Now as I understand it the spin-state of a photon can be described as a Vector in a 2-dimensional Hilbert space spanned by the states $\sigma_+$ or $\sigma_-$ (, because its a spin 1-particle and the 0 spin-component-state is forbidden for some QED reasons, that I never understood). What we would like to do now is to map the photon spins onto angular momenta. Since we know the photon-spin-space is isomorphic to the electron-spin-space and we already identified 2 states in both spaces that correspond to carrying sharply defined angular momentum in the direction of the $z-$axis, it would seem rather intuitive to just map those spaces onto each other by mapping $\sigma_+$ and $\sigma_-$ to the spin states in $z$-direction, which would be the eigenstates of Pauli-matrix $ \begin{pmatrix} 1 & 0\\ 0 & -1 \end{pmatrix}. $ After doing that I would assume that the eigenstates of angular momentum in $x-$direction of the photon would be the ones generated by throwing that Isomoprhism on the spin eigenstates in $x-$direction of the electron, so the eingenstates of $ \begin{pmatrix} 0 & 1\\ 1 & 0 \end{pmatrix} $, which would lead to $\frac{1}{\sqrt{2}} (\sigma_+ + \sigma_-)$ and $\frac{1}{\sqrt{2}} (\sigma_+ - \sigma_-)$, which look kind of like linear polarized light-states.
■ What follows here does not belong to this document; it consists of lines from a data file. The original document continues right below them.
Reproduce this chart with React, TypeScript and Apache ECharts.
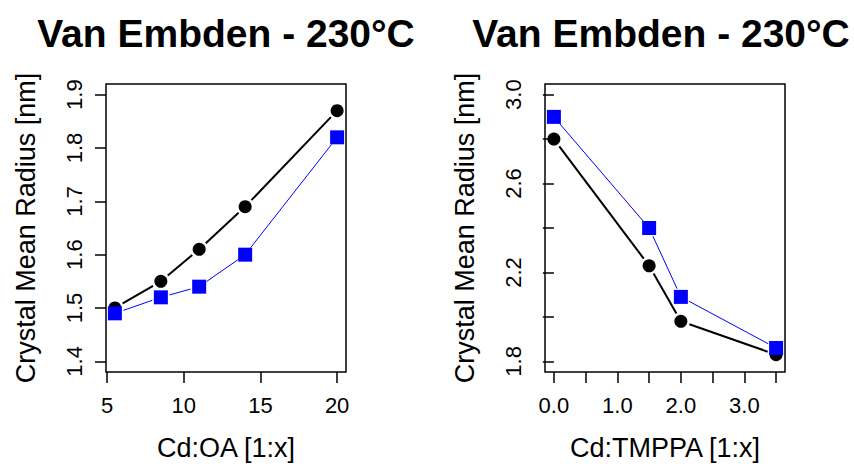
import React, { useEffect, useRef } from "react";
import * as echarts from "echarts";

const leftX = [5.5, 8.5, 11, 14, 20];
const leftBlack = [1.5, 1.55, 1.61, 1.69, 1.87];
const leftBlue = [1.49, 1.52, 1.54, 1.6, 1.82];

const rightX = [0, 1.5, 2.0, 3.5];
const rightBlack = [2.8, 2.23, 1.98, 1.83];
const rightBlue = [2.9, 2.4, 2.09, 1.86];

const leftXTicks = [5, 10, 15, 20];
const leftYTicks = [1.4, 1.5, 1.6, 1.7, 1.8, 1.9];
const rightXTicks = [0, 0.5, 1.0, 1.5, 2.0, 2.5, 3.0, 3.5];
const rightXLabels = [0, 1.0, 2.0, 3.0];
const rightYTicks = [1.8, 2.0, 2.2, 2.4, 2.6, 2.8, 3.0];
const rightYLabels = [1.8, 2.2, 2.6, 3.0];

const titleText = "Van Embden - 230°C";
const yName = "Crystal Mean Radius [nm]";
const leftXName = "Cd:OA [1:x]";
const rightXName = "Cd:TMPPA [1:x]";

const FONT = '"Liberation Sans", Arial, Helvetica, sans-serif';
const BLUE = "#0000ff";
const GAP = 9;

function pairs(xs: number[], ys: number[]) {
  return xs.map((x, i) => [x, ys[i]]);
}

function gapLine(xs: number[], ys: number[], color: string, width: number, idx: number, z: number) {
  return {
    type: "custom",
    xAxisIndex: idx,
    yAxisIndex: idx,
    z,
    silent: true,
    data: pairs(xs, ys),
    renderItem: (params: any, api: any) => {
      const i = params.dataIndex;
      if (i >= xs.length - 1) return null;
      const p0 = api.coord([xs[i], ys[i]]);
      const p1 = api.coord([xs[i + 1], ys[i + 1]]);
      const dx = p1[0] - p0[0];
      const dy = p1[1] - p0[1];
      const len = Math.sqrt(dx * dx + dy * dy);
      if (len <= 2 * GAP) return null;
      const ux = dx / len;
      const uy = dy / len;
      return {
        type: "line",
        shape: {
          x1: p0[0] + ux * GAP,
          y1: p0[1] + uy * GAP,
          x2: p1[0] - ux * GAP,
          y2: p1[1] - uy * GAP,
        },
        style: { stroke: color, lineWidth: width },
      };
    },
  };
}

function points(xs: number[], ys: number[], symbol: string, size: number, color: string, idx: number, z: number) {
  return {
    type: "scatter",
    xAxisIndex: idx,
    yAxisIndex: idx,
    z,
    symbol,
    symbolSize: size,
    itemStyle: { color, opacity: 1 },
    data: pairs(xs, ys),
  };
}

function xAxis(idx: number, min: number, max: number, ticks: number[], labels: number[], fmt: (v: number) => string, name: string) {
  return {
    type: "value",
    gridIndex: idx,
    min,
    max,
    splitLine: { show: false },
    axisLine: { show: false },
    axisTick: { show: true, length: 11, customValues: ticks, lineStyle: { color: "#000", width: 1.5 } },
    axisLabel: {
      customValues: labels,
      formatter: (v: number) => fmt(v),
      color: "#000",
      fontSize: 22,
      fontFamily: FONT,
      margin: 22,
    },
    name,
    nameLocation: "middle",
    nameGap: 62,
    nameTextStyle: { color: "#000", fontSize: 27, fontFamily: FONT },
  };
}

function yAxis(idx: number, min: number, max: number, ticks: number[], labels: number[], name: string) {
  return {
    type: "value",
    gridIndex: idx,
    min,
    max,
    splitLine: { show: false },
    axisLine: { show: false },
    axisTick: { show: true, length: 11, customValues: ticks, lineStyle: { color: "#000", width: 1.5 } },
    axisLabel: {
      customValues: labels,
      formatter: (v: number) => v.toFixed(1),
      color: "#000",
      fontSize: 22,
      fontFamily: FONT,
      rotate: 90,
      margin: 21,
    },
    name,
    nameLocation: "middle",
    nameGap: 67,
    nameTextStyle: { color: "#000", fontSize: 27, fontFamily: FONT },
  };
}

export default function App() {
  const ref = useRef<HTMLDivElement>(null);
  useEffect(() => {
    if (!ref.current) return;
    const chart = echarts.init(ref.current, null, { renderer: "svg" });
    chart.setOption({
      animation: false,
      backgroundColor: "#fff",
      grid: [
        { left: 106, right: 508, top: 84, bottom: 92, show: true, borderColor: "#000", borderWidth: 1.5, backgroundColor: "transparent" },
        { left: 545, right: 69, top: 84, bottom: 92, show: true, borderColor: "#000", borderWidth: 1.5, backgroundColor: "transparent" },
      ],
      xAxis: [
        xAxis(0, 4.92, 20.58, leftXTicks, leftXTicks, (v) => String(v), leftXName),
        xAxis(1, -0.14, 3.64, rightXTicks, rightXLabels, (v) => v.toFixed(1), rightXName),
      ],
      yAxis: [
        yAxis(0, 1.38, 1.92, leftYTicks, leftYTicks, yName),
        yAxis(1, 1.752, 3.048, rightYTicks, rightYLabels, yName),
      ],
      graphic: [
        {
          type: "text",
          x: 226,
          y: 14,
          style: { text: titleText, font: `bold 39px ${FONT}`, fill: "#000", textAlign: "center", textVerticalAlign: "top" },
        },
        {
          type: "text",
          x: 661,
          y: 14,
          style: { text: titleText, font: `bold 39px ${FONT}`, fill: "#000", textAlign: "center", textVerticalAlign: "top" },
        },
      ],
      series: [
        gapLine(leftX, leftBlack, "#000", 2, 0, 2),
        points(leftX, leftBlack, "circle", 13, "#000", 0, 3),
        gapLine(leftX, leftBlue, BLUE, 1, 0, 4),
        points(leftX, leftBlue, "rect", 14, BLUE, 0, 5),
        gapLine(rightX, rightBlack, "#000", 2, 1, 2),
        points(rightX, rightBlack, "circle", 13, "#000", 1, 3),
        gapLine(rightX, rightBlue, BLUE, 1, 1, 4),
        points(rightX, rightBlue, "rect", 14, BLUE, 1, 5),
      ],
    });
    return () => chart.dispose();
  }, []);
  return <div ref={ref} style={{ width: 854, height: 466, position: "absolute", left: 0, top: 0 }} />;
}
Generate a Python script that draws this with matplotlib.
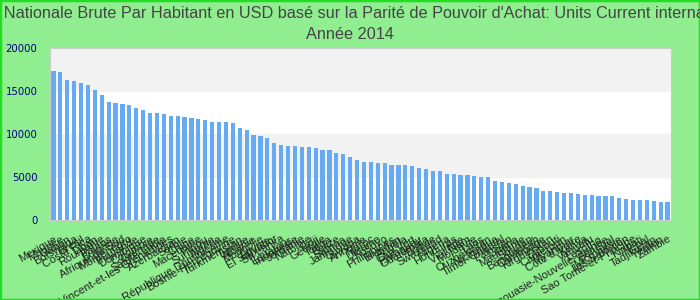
import matplotlib
matplotlib.use("Agg")
import matplotlib.pyplot as plt
from matplotlib.patches import Rectangle

plt.rcParams['font.family'] = ['Liberation Sans', 'DejaVu Sans']

pays = [
    "Mexique", "Maurice", "Gabon", "Botswana", "Brésil", "Costa Rica", "Liban",
    "Roumanie", "Palaos", "Bulgarie", "Afrique du Sud", "Monténégro", "Thaïlande",
    "Dominique", "Colombie", "Grenade", "Sainte-Lucie",
    "Saint-Vincent-et-les Grenadines", "Azerbaïdjan", "Serbie", "Chine",
    "Macédoine", "Pérou", "Suriname", "Algérie", "République Dominicaine",
    "Bosnie-Herzégovine", "Turkménistan", "Tunisie", "Albanie", "Mongolie",
    "Égypte", "El Salvador", "Sri Lanka", "Équateur", "Indonésie", "Jordanie",
    "Namibie", "Fidji", "Géorgie", "Tonga", "Belize", "Samoa", "Jamaïque",
    "Guyana", "Arménie", "Maroc", "Ukraine", "Kosovo", "Philippines", "Bhoutan",
    "Angola", "Cap-Vert", "Paraguay", "Guatemala", "Bolivie", "Swaziland",
    "Nigeria", "Honduras", "Inde", "Viêt Nam", "Moldavie", "Laos",
    "Ouzbékistan", "Nicaragua", "Timor-Oriental", "Pakistan", "Ghana",
    "Mauritanie", "Soudan", "Bangladesh", "Cambodge", "Kirghizistan",
    "Djibouti", "Cameroun", "Myanmar", "Côte d'Ivoire", "Kenya", "Vanuatu",
    "Lesotho", "Papouasie-Nouvelle-Guinée", "Sénégal", "Micronésie",
    "Îles Salomon", "Sao Tomé-et-Principe", "Kiribati", "Népal",
    "Tadjikistan", "Yémen", "Zambie",
]

rnb = [
    17360, 17240, 16310, 16190, 15880, 15730, 15140, 14560, 13750, 13630,
    13510, 13400, 13050, 12820, 12470, 12470, 12350, 12120, 12120, 12000,
    11880, 11770, 11650, 11420, 11420, 11420, 11300, 10720, 10490, 9900,
    9790, 9550, 8930, 8740, 8620, 8620, 8500, 8500, 8390, 8150,
    8150, 7810, 7650, 7340, 6990, 6760, 6760, 6640, 6640, 6410,
    6410, 6410, 6290, 6060, 5940, 5710, 5710, 5360, 5360, 5240,
    5240, 5130, 5010, 5010, 4540, 4430, 4310, 4190, 3960, 3840,
    3730, 3380, 3380, 3260, 3150, 3150, 3030, 2910, 2910, 2800,
    2800, 2800, 2560, 2450, 2330, 2330, 2330, 2210, 2100, 2100,
]

titre = ("Revenu Nationale Brute Par Habitant en USD basé sur la Parité de "
         "Pouvoir d'Achat: Units Current international $\nAnnée 2014")

fig = plt.figure(figsize=(7, 3), dpi=100, facecolor="#90ee90")
fig.patches.append(Rectangle((0, 0), 1, 1, transform=fig.transFigure,
                             fill=False, edgecolor="#22dd22", linewidth=2.5))
ax = fig.add_axes([50 / 700, 1 - 220 / 300, 621 / 700, 172 / 300])

# bandes alternées
ax.axhspan(15000, 20000, color="#f2f2f2", zorder=0)
ax.axhspan(5000, 10000, color="#f2f2f2", zorder=0)

x = range(len(pays))
ax.bar(x, rnb, width=0.6, color="#66aaf2", zorder=2)

ax.set_xlim(-0.5, len(pays) - 0.5)
ax.set_ylim(0, 20000)
ax.set_yticks([0, 5000, 10000, 15000, 20000])
ax.tick_params(axis="y", length=0, colors="#000080", labelsize=7.3, pad=9)
for t in ax.get_yticklabels():
    t.set_family("DejaVu Sans")
ax.tick_params(axis="x", length=0, labelsize=8, pad=10)
ax.set_xticks(list(x))
ax.set_xticklabels(pays, rotation=30, ha="right", rotation_mode="anchor",
                   color="#222222")
for s in ax.spines.values():
    s.set_color("#cccccc")

fig.text(0.5, 0.982, titre, ha="center", va="top", fontsize=11.7,
         color="#444444", linespacing=1.55)

fig.savefig("out.png", facecolor=fig.get_facecolor())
So my concrete question would be: "Are these states $\frac{1}{\sqrt{2}} (\sigma_+ + \sigma_-)$ and $\frac{1}{\sqrt{2}} (\sigma_+ - \sigma_-)$ actually photon states, that carry sharply defined angular momentum in a direction perpendicular to the movement direction of the photon or is this naive mapping just nonsense?" and "Do these states actually correspond to linearly polarized light or is this classical analogy too far fetched?"

Answer 1

No, the photon polarization space is not the same as the spin-1/2 representation with the Pauli matrices as the generators of rotation, though it is also two-dimensional.

By Wigner's classification (see also this answer of mine), the relativistic theory of photons results in the identity component of the Poincaré group acting on photons in terms of a one-dimensional irreducible representation labeled by the helicity $h$. Parity flips this to $-h$, so the massless particles transform in a two-dimensional representation $h\oplus -h$ ($h=1$ for a photon).

More concretely: We have two independent polarization states that span the polarization space, the left-circular polarization $\lvert L\rangle$ and the right-circular polarization $\lvert R\rangle$ (or clockwise-circular and anti-clockwise-circular, whatever you want to call them). These states transform just by a phase under whatever rotation you apply to them, $\lvert L\rangle \mapsto \mathrm{e}^{\mathrm{i}\phi h}\lvert L\rangle, \lvert R\rangle \mapsto \mathrm{e}^{-\mathrm{i}\phi h}\lvert R\rangle$, where $\phi$ is the angle of a rotation in the plane perpendicular to the photon's direction of motion. You can form from this the linear polarizations $\lvert L\rangle \pm \lvert R\rangle$, which transform by sines and cosines of $\phi$, i.e. transform under 2d rotations in that plane as you would expect vectors to.

Now, you probably ask yourself what happens for rotations that are not in that perpendicular plane. Well, those change the direction of motion of the photon, and you can't really say how they work in this 2-dimensional space because this is only a non-relativistic slice of the "true" photon state space, which forms an infinite-dimensional irreducible representation of the Poincaré group. The full rotation group (as a subgroup of the Poincaré group) acts on that space, not on the 2-dimensional polarization space described above.

Photons just are not amenable to a fully non-relativistic description because they lack a rest frame - for massive particles, the full 3d rotation group leaves the momentum in the rest frame invariant, and there is no issue with recovering the usual description in terms of non-relativistic spin-1/2 in that case, but for massless particles, the little group is only the 2d Euclidean group including the rotations in the plane perpendicular to the direction of movement we saw above. If you want to describe the action of the full rotation group, you have to go to the relativistic description in terms of the infinite-dimensional representation of the Poincaré group.